## Start PROVIDED DATA

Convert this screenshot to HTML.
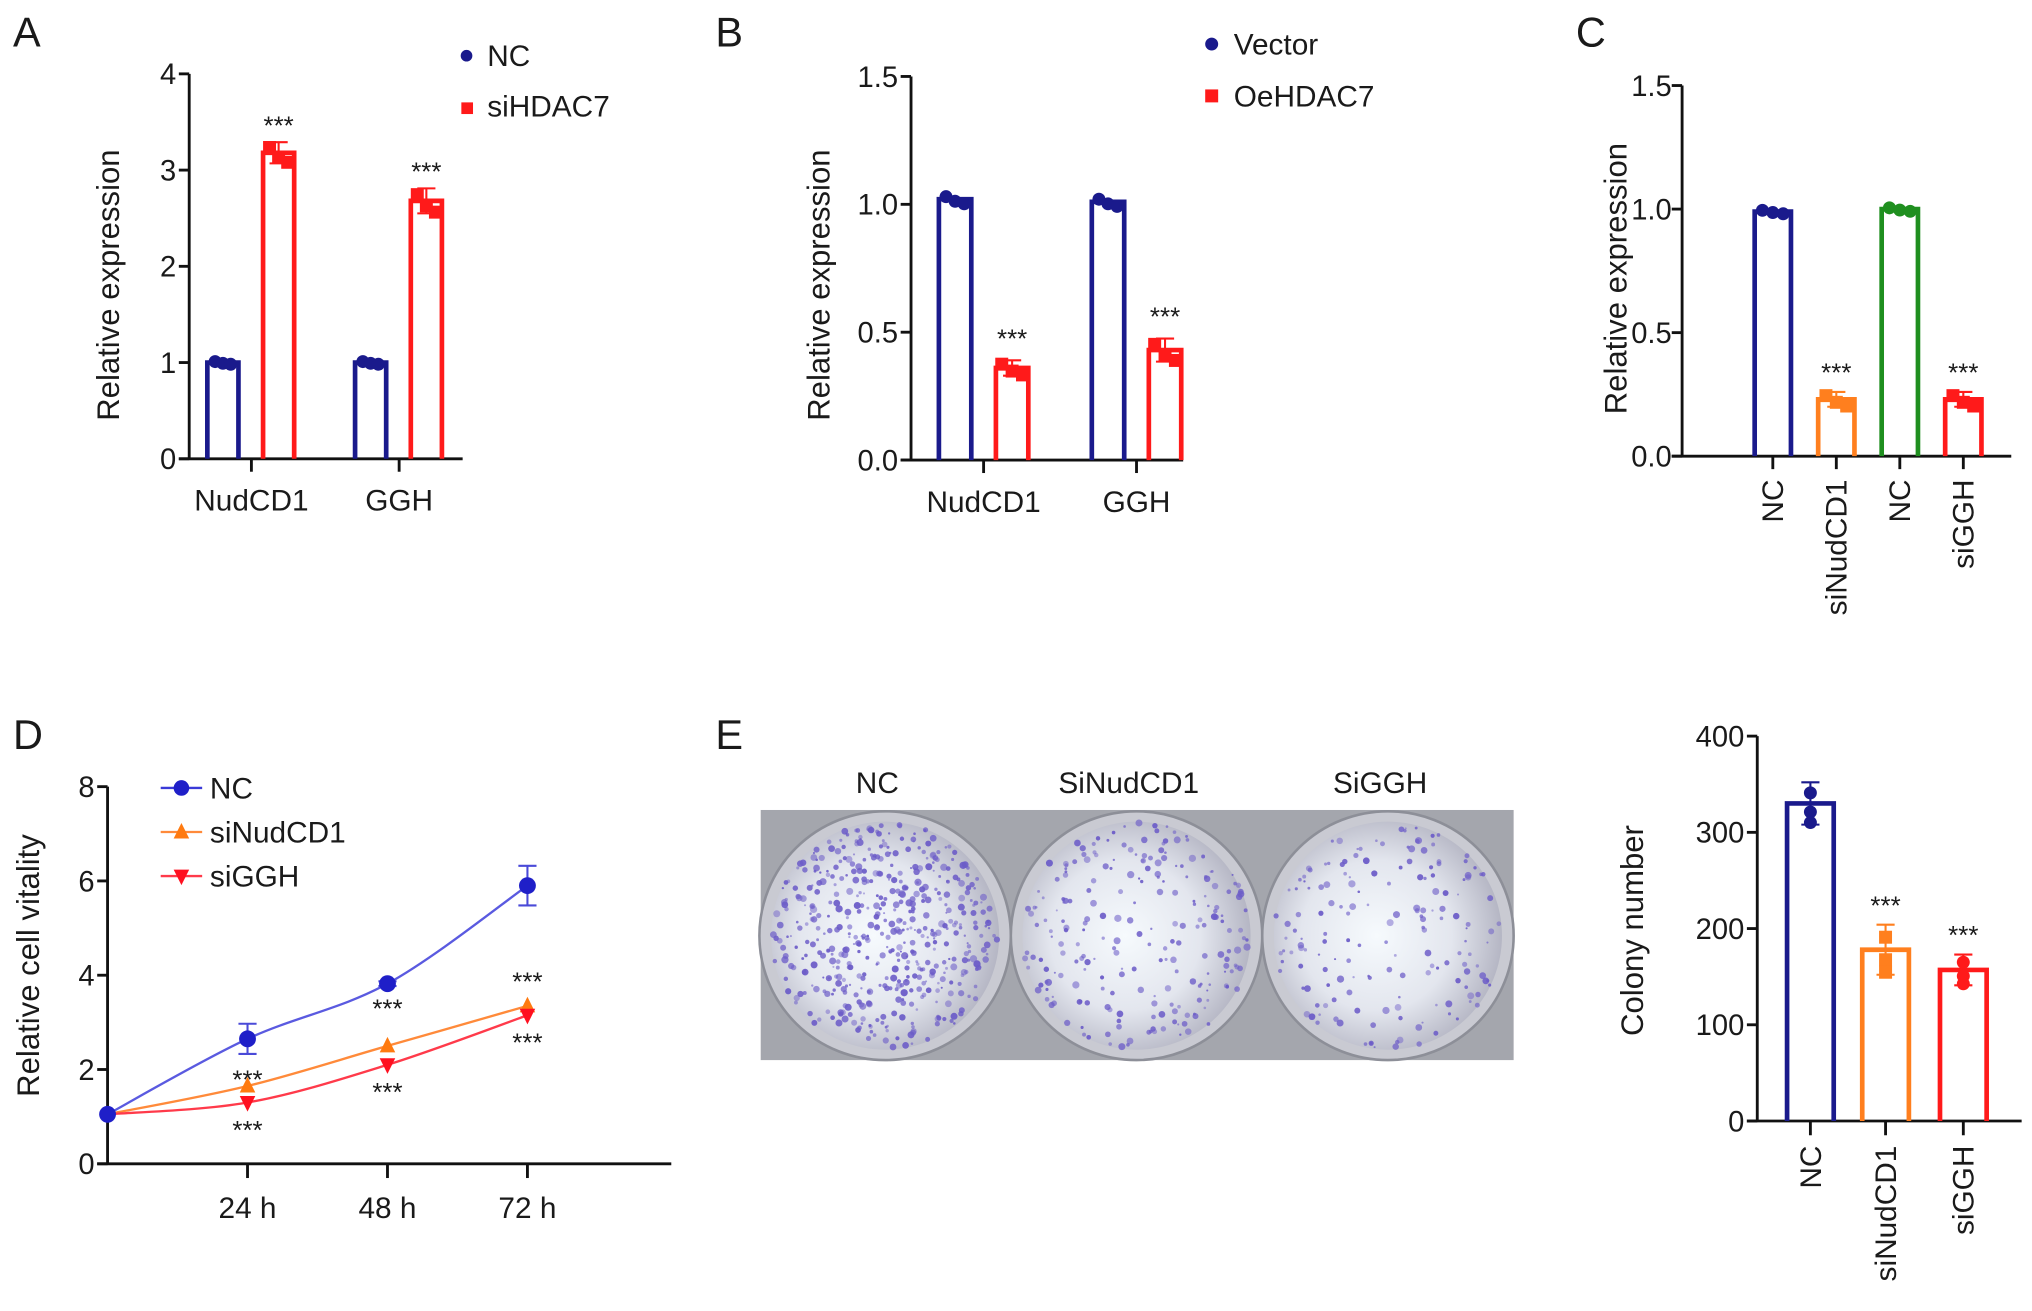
<!DOCTYPE html>
<html><head><meta charset="utf-8"><title>Figure</title>
<style>html,body{margin:0;padding:0;background:#fff}svg{display:block}text{font-family:"Liberation Sans",Arial,sans-serif;fill:#1a1a1a}</style>
</head><body>
<svg id="fig" xmlns="http://www.w3.org/2000/svg" width="2032" height="1311" viewBox="0 0 1568 1011.6" preserveAspectRatio="none">
<defs>
<radialGradient id="dishg" cx="0.45" cy="0.5" r="0.55"><stop offset="0" stop-color="#f6fafd"/><stop offset="0.6" stop-color="#e3e6ee"/><stop offset="1" stop-color="#b5b6c4"/></radialGradient>
</defs>
<g id="root"></g>
</svg>
<script>
// ---- Panel A data ----
const aCats = ["NudCD1", "GGH"];
const aNC = [1.00, 1.00];
const aSi = [3.18, 2.68];
const aSiErr = [0.11, 0.13];
const aTicks = [0, 1, 2, 3, 4];
// ---- Panel B data ----
const bCats = ["NudCD1", "GGH"];
const bVec = [1.02, 1.01];
const bOe = [0.36, 0.43];
const bOeErr = [0.03, 0.045];
const bTicks = ["0.0", "0.5", "1.0", "1.5"];
// ---- Panel C data ----
const cCats = ["NC", "siNudCD1", "NC", "siGGH"];
const cVals = [0.99, 0.23, 1.00, 0.23];
const cErr = [0.01, 0.03, 0.01, 0.03];
const cTicks = ["0.0", "0.5", "1.0", "1.5"];
// ---- Panel D data ----
const dTimes = ["", "24 h", "48 h", "72 h"];
const dNC = [1.05, 2.65, 3.82, 5.90];
const dNCErr = [0, 0.32, 0.05, 0.42];
const dNud = [1.05, 1.65, 2.50, 3.35];
const dGGH = [1.05, 1.30, 2.10, 3.15];
const dTicks = [0, 2, 4, 6, 8];
// ---- Panel E data ----
const eCats = ["NC", "siNudCD1", "siGGH"];
const eVals = [330, 178, 157];
const eErr = [22, 26, 16];
const eTicks = [0, 100, 200, 300, 400];

const NS = "http://www.w3.org/2000/svg";
const root = document.getElementById("root");
function mk(tag, attrs, parent) {
  const e = document.createElementNS(NS, tag);
  for (const k in attrs) e.setAttribute(k, attrs[k]);
  (parent || root).appendChild(e);
  return e;
}
function txt(s, x, y, size, anchor, parent, rot) {
  const t = mk("text", {x: x, y: y, "font-size": size, "text-anchor": anchor || "middle"}, parent);
  if (rot) t.setAttribute("transform", "rotate(-90 " + x + " " + y + ")");
  t.textContent = s;
  return t;
}
const BLUE = "#1a1a8c", RED = "#ff1a1a", ORANGE = "#ff7f1e", GREEN = "#1f8f1f", K = "#111";

function axisY(g, x, yScale, ticks, labels, top, bottom, gap) {
  mk("line", {x1: x, y1: top, x2: x, y2: bottom, stroke: K, "stroke-width": 2.2}, g);
  ticks.forEach((v, i) => {
    const y = yScale(v);
    mk("line", {x1: x - 8, y1: y, x2: x, y2: y, stroke: K, "stroke-width": 2.2}, g);
    const t = txt(String(labels[i]), x - (gap || 10), y + 8, 22.5, "end", g);
    
    
  });
}
function bar(g, cx, w, v, yScale, color, name) {
  const y0 = yScale(0), y = yScale(v);
  const r = mk("path", {d: `M${cx - w / 2},${y0} L${cx - w / 2},${y} L${cx + w / 2},${y} L${cx + w / 2},${y0}`, fill: "none", stroke: color, "stroke-width": 3.6}, g);
  
  
  return r;
}
function errbar(g, cx, v, e, yScale, color) {
  const a = yScale(v + e), b = yScale(v - e);
  mk("line", {x1: cx, y1: a, x2: cx, y2: b, stroke: color, "stroke-width": 1.6}, g);
  mk("line", {x1: cx - 7, y1: a, x2: cx + 7, y2: a, stroke: color, "stroke-width": 1.6}, g);
  mk("line", {x1: cx - 7, y1: b, x2: cx + 7, y2: b, stroke: color, "stroke-width": 1.6}, g);
}
function dots(g, cx, v, e, yScale, color, shape, spread) {
  const offs = [[-spread, 0.5], [0, -0.4], [spread, -0.9]];
  offs.forEach(o => {
    const y = yScale(v + o[1] * e), x = cx + o[0];
    if (shape === "sq") mk("rect", {x: x - 5, y: y - 5, width: 10, height: 10, fill: color}, g);
    else mk("circle", {cx: x, cy: y, r: 5, fill: color}, g);
  });
}
function stars(g, x, y) {
  const t = txt("***", x, y, 20, "middle", g);
  
  
}
function panelLabel(s, x, y) {
  const t = txt(s, x, y, 32, "start");
  
  
}

// ================= Panel A =================
(function () {
  const g = mk("g", {});
  
  
  panelLabel("A", 10, 36);
  const y = v => 354 - v * (354 - 57) / 4;
  mk("line", {x1: 138, y1: 354, x2: 357, y2: 354, stroke: K, "stroke-width": 2.2}, g);
  axisY(g, 146, y, aTicks, aTicks, 57, 354);
  const centers = [194, 308];
  aCats.forEach((c, i) => {
    const cx = centers[i];
    mk("line", {x1: cx, y1: 354, x2: cx, y2: 364, stroke: K, "stroke-width": 2.2}, g);
    const t = txt(c, cx, 394, 23, "middle", g);
    
    
    bar(g, cx - 22, 24, aNC[i], y, BLUE, "bar-nc-" + c.toLowerCase());
    dots(g, cx - 22, aNC[i], 0.02, y, BLUE, "c", 6);
    bar(g, cx + 21, 24, aSi[i], y, RED, "bar-sihdac7-" + c.toLowerCase());
    errbar(g, cx + 21, aSi[i], aSiErr[i], y, RED);
    dots(g, cx + 21, aSi[i], aSiErr[i], y, RED, "sq", 7);
    stars(g, cx + 21, y(aSi[i] + aSiErr[i]) - 6);
  });
  const tt = txt("Relative expression", 92, 220, 24, "middle", g, true);
  
  
  const l = mk("g", {}, g);
  
  
  mk("circle", {cx: 360, cy: 43, r: 4.5, fill: BLUE}, l);
  txt("NC", 376, 51, 23, "start", l);
  mk("rect", {x: 356, y: 79, width: 9, height: 9, fill: RED}, l);
  txt("siHDAC7", 376, 90, 23, "start", l);
})();

// ================= Panel B =================
(function () {
  const g = mk("g", {});
  
  
  panelLabel("B", 552, 36);
  const y = v => 355 - v * (355 - 59) / 1.5;
  mk("line", {x1: 695, y1: 355, x2: 913, y2: 355, stroke: K, "stroke-width": 2.2}, g);
  axisY(g, 703, y, [0, 0.5, 1, 1.5], bTicks, 59, 355);
  const centers = [759, 877];
  bCats.forEach((c, i) => {
    const cx = centers[i];
    mk("line", {x1: cx, y1: 355, x2: cx, y2: 365, stroke: K, "stroke-width": 2.2}, g);
    const t = txt(c, cx, 395, 23, "middle", g);
    
    
    bar(g, cx - 22, 25, bVec[i], y, BLUE, "bar-vector-" + c.toLowerCase());
    dots(g, cx - 22, bVec[i], 0.02, y, BLUE, "c", 7);
    bar(g, cx + 22, 25, bOe[i], y, RED, "bar-oehdac7-" + c.toLowerCase());
    errbar(g, cx + 22, bOe[i], bOeErr[i], y, RED);
    dots(g, cx + 22, bOe[i], bOeErr[i], y, RED, "sq", 8);
    stars(g, cx + 22, y(bOe[i] + bOeErr[i]) - 10);
  });
  const tt = txt("Relative expression", 640, 220, 24, "middle", g, true);
  
  
  const l = mk("g", {}, g);
  
  
  mk("circle", {cx: 935, cy: 34, r: 5, fill: BLUE}, l);
  txt("Vector", 952, 42, 23, "start", l);
  mk("rect", {x: 930, y: 69, width: 10, height: 10, fill: RED}, l);
  txt("OeHDAC7", 952, 82, 23, "start", l);
})();

// ================= Panel C =================
(function () {
  const g = mk("g", {});
  
  
  panelLabel("C", 1216, 36);
  const y = v => 352 - v * (352 - 66) / 1.5;
  mk("line", {x1: 1290, y1: 352, x2: 1552, y2: 352, stroke: K, "stroke-width": 2.2}, g);
  axisY(g, 1298, y, [0, 0.5, 1, 1.5], cTicks, 66, 352, 8);
  const colors = [BLUE, ORANGE, GREEN, RED];
  const centers = [1368, 1417, 1466, 1515];
  cCats.forEach((c, i) => {
    const cx = centers[i];
    mk("line", {x1: cx, y1: 352, x2: cx, y2: 362, stroke: K, "stroke-width": 2.2}, g);
    const t = txt(c, cx + 8, 370, 23, "end", g, true);
    
    
    bar(g, cx, 28, cVals[i], y, colors[i], "bar-" + c.toLowerCase() + "-" + i);
    if (cVals[i] < 0.5) { errbar(g, cx, cVals[i], cErr[i], y, colors[i]); stars(g, cx, y(cVals[i] + cErr[i]) - 8); }
    dots(g, cx, cVals[i], cErr[i], y, colors[i], i % 2 ? "sq" : "c", 8);
  });
  const tt = txt("Relative expression", 1255, 215, 24, "middle", g, true);
  
  
})();

// ================= Panel D =================
(function () {
  const g = mk("g", {});
  
  
  panelLabel("D", 10, 578);
  const y = v => 898 - v * (898 - 607) / 8;
  const xs = [83, 190, 300, 407];
  const x = i => xs[0] + i * (xs[3] - xs[0]) / 3;
  mk("line", {x1: 75, y1: 898, x2: 518, y2: 898, stroke: K, "stroke-width": 2.2}, g);
  axisY(g, 83, y, dTicks, dTicks, 607, 898);
  dTimes.forEach((t, i) => {
    if (!t) return;
    mk("line", {x1: x(i), y1: 898, x2: x(i), y2: 909, stroke: K, "stroke-width": 2.2}, g);
    const e = txt(t, x(i), 940, 23, "middle", g);
    
    
  });
  function curve(vals, color, name) {
    const pts = vals.map((v, i) => [x(i), y(v)]);
    let d = "M" + pts[0][0] + "," + pts[0][1];
    for (let i = 0; i < pts.length - 1; i++) {
      const p0 = pts[Math.max(0, i - 1)], p1 = pts[i], p2 = pts[i + 1], p3 = pts[Math.min(pts.length - 1, i + 2)];
      const c1 = [p1[0] + (p2[0] - p0[0]) / 6, p1[1] + (p2[1] - p0[1]) / 6];
      const c2 = [p2[0] - (p3[0] - p1[0]) / 6, p2[1] - (p3[1] - p1[1]) / 6];
      d += ` C${c1[0]},${c1[1]} ${c2[0]},${c2[1]} ${p2[0]},${p2[1]}`;
    }
    const p = mk("path", {d: d, fill: "none", stroke: color, "stroke-width": 1.8}, g);
    
    
  }
  const cNC = "#3a3ad8", cNud = "#ff8a3a", cG = "#ff3a4a";
  curve(dNC, "#5a5ae0", "line-nc");
  curve(dNud, cNud, "line-sinudcd1");
  curve(dGGH, cG, "line-siggh");
  dNC.forEach((v, i) => {
    if (dNCErr[i] > 0) errbar(g, x(i), v, dNCErr[i], y, "#4a4ad8");
    mk("circle", {cx: x(i), cy: y(v), r: 6.5, fill: "#1f1fc8"}, g);
  });
  dNud.forEach((v, i) => {
    if (i === 0) return;
    const px = x(i), py = y(v);
    mk("path", {d: `M${px - 6},${py + 5} L${px + 6},${py + 5} L${px},${py - 7} Z`, fill: "#ff7a10"}, g);
    stars(g, px, i === 3 ? py - 12 : py - (i === 1 ? -2 : 22));
  });
  dGGH.forEach((v, i) => {
    if (i === 0) return;
    const px = x(i), py = y(v);
    mk("path", {d: `M${px - 6},${py - 5} L${px + 6},${py - 5} L${px},${py + 7} Z`, fill: "#ff1020"}, g);
    stars(g, px, py + 28);
  });
  const tt = txt("Relative cell vitality", 30, 745, 24, "middle", g, true);
  
  
  const leg = [["NC", cNC, "c"], ["siNudCD1", cNud, "up"], ["siGGH", cG, "dn"]];
  leg.forEach((L, i) => {
    const ly = 608 + i * 34;
    const lg = mk("g", {}, g);
    
    
    mk("line", {x1: 124, y1: ly, x2: 156, y2: ly, stroke: L[1], "stroke-width": 1.8}, lg);
    if (L[2] === "c") mk("circle", {cx: 140, cy: ly, r: 6, fill: "#1f1fc8"}, lg);
    else if (L[2] === "up") mk("path", {d: `M134,${ly + 5} L146,${ly + 5} L140,${ly - 7} Z`, fill: "#ff7a10"}, lg);
    else mk("path", {d: `M134,${ly - 5} L146,${ly - 5} L140,${ly + 7} Z`, fill: "#ff1020"}, lg);
    txt(L[0], 162, ly + 8, 23, "start", lg);
  });
})();

// ================= Panel E photo =================
(function () {
  panelLabel("E", 552, 578);
  const g = mk("g", {});
  
  
  mk("rect", {x: 587, y: 625, width: 581, height: 193, fill: "#a4a6ad"}, g);
  const names = ["NC", "SiNudCD1", "SiGGH"];
  const cxs = [683, 877, 1071];
  const counts = [520, 230, 170];
  let seed = 7;
  const rnd = () => { seed = (seed * 16807) % 2147483647; return seed / 2147483647; };
  cxs.forEach((cx, k) => {
    const dg = mk("g", {}, g);
    
    
    mk("ellipse", {cx: cx, cy: 722, rx: 97, ry: 96, fill: "#c9cad2", stroke: "#8d8f98", "stroke-width": 2}, dg);
    mk("ellipse", {cx: cx, cy: 722, rx: 88, ry: 88, fill: "url(#dishg)"}, dg);
    for (let n = 0; n < counts[k]; n++) {
      const a = rnd() * Math.PI * 2;
      const rr = 88 * Math.pow(rnd(), k === 0 ? 0.55 : 0.35);
      const px = cx + Math.cos(a) * rr, py = 722 + Math.sin(a) * rr;
      mk("circle", {cx: px.toFixed(1), cy: py.toFixed(1), r: (0.8 + rnd() * 2).toFixed(1), fill: "#6c5cc8", "fill-opacity": (0.45 + rnd() * 0.5).toFixed(2)}, dg);
    }
    const t = txt(names[k], cx - 6, 612, 23, "middle");
    
    
  });
})();

// ================= Panel E bars =================
(function () {
  const g = mk("g", {});
  
  
  const y = v => 865 - v * (865 - 568) / 400;
  mk("line", {x1: 1348, y1: 865, x2: 1560, y2: 865, stroke: K, "stroke-width": 2.2}, g);
  axisY(g, 1356, y, eTicks, eTicks, 568, 865);
  const colors = [BLUE, ORANGE, RED];
  const centers = [1397, 1455, 1515];
  eCats.forEach((c, i) => {
    const cx = centers[i];
    mk("line", {x1: cx, y1: 865, x2: cx, y2: 876, stroke: K, "stroke-width": 2.2}, g);
    const t = txt(c, cx + 8, 884, 23, "end", g, true);
    
    
    bar(g, cx, 36, eVals[i], y, colors[i], "bar-" + c.toLowerCase());
    errbar(g, cx, eVals[i], eErr[i], y, colors[i]);
    dots(g, cx, eVals[i], eErr[i], y, colors[i], i === 1 ? "sq" : "c", 0.01);
    if (i > 0) stars(g, cx, y(eVals[i] + eErr[i]) - 8);
  });
  const tt = txt("Colony number", 1268, 718, 24, "middle", g, true);
  
  
})();
</script>
</body></html>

## End PROVIDED DATA

> _CHALLENGE_
Quote, exactly and only, the lines from the first line of the data above through the line containing "const eTicks = [0, 100, 200, 300, 400];". The pictures do not belong in it.

> _CORRECT RESPONSE_
Convert this screenshot to HTML.
<!DOCTYPE html>
<html><head><meta charset="utf-8"><title>Figure</title>
<style>html,body{margin:0;padding:0;background:#fff}svg{display:block}text{font-family:"Liberation Sans",Arial,sans-serif;fill:#1a1a1a}</style>
</head><body>
<svg id="fig" xmlns="http://www.w3.org/2000/svg" width="2032" height="1311" viewBox="0 0 1568 1011.6" preserveAspectRatio="none">
<defs>
<radialGradient id="dishg" cx="0.45" cy="0.5" r="0.55"><stop offset="0" stop-color="#f6fafd"/><stop offset="0.6" stop-color="#e3e6ee"/><stop offset="1" stop-color="#b5b6c4"/></radialGradient>
</defs>
<g id="root"></g>
</svg>
<script>
// ---- Panel A data ----
const aCats = ["NudCD1", "GGH"];
const aNC = [1.00, 1.00];
const aSi = [3.18, 2.68];
const aSiErr = [0.11, 0.13];
const aTicks = [0, 1, 2, 3, 4];
// ---- Panel B data ----
const bCats = ["NudCD1", "GGH"];
const bVec = [1.02, 1.01];
const bOe = [0.36, 0.43];
const bOeErr = [0.03, 0.045];
const bTicks = ["0.0", "0.5", "1.0", "1.5"];
// ---- Panel C data ----
const cCats = ["NC", "siNudCD1", "NC", "siGGH"];
const cVals = [0.99, 0.23, 1.00, 0.23];
const cErr = [0.01, 0.03, 0.01, 0.03];
const cTicks = ["0.0", "0.5", "1.0", "1.5"];
// ---- Panel D data ----
const dTimes = ["", "24 h", "48 h", "72 h"];
const dNC = [1.05, 2.65, 3.82, 5.90];
const dNCErr = [0, 0.32, 0.05, 0.42];
const dNud = [1.05, 1.65, 2.50, 3.35];
const dGGH = [1.05, 1.30, 2.10, 3.15];
const dTicks = [0, 2, 4, 6, 8];
// ---- Panel E data ----
const eCats = ["NC", "siNudCD1", "siGGH"];
const eVals = [330, 178, 157];
const eErr = [22, 26, 16];
const eTicks = [0, 100, 200, 300, 400];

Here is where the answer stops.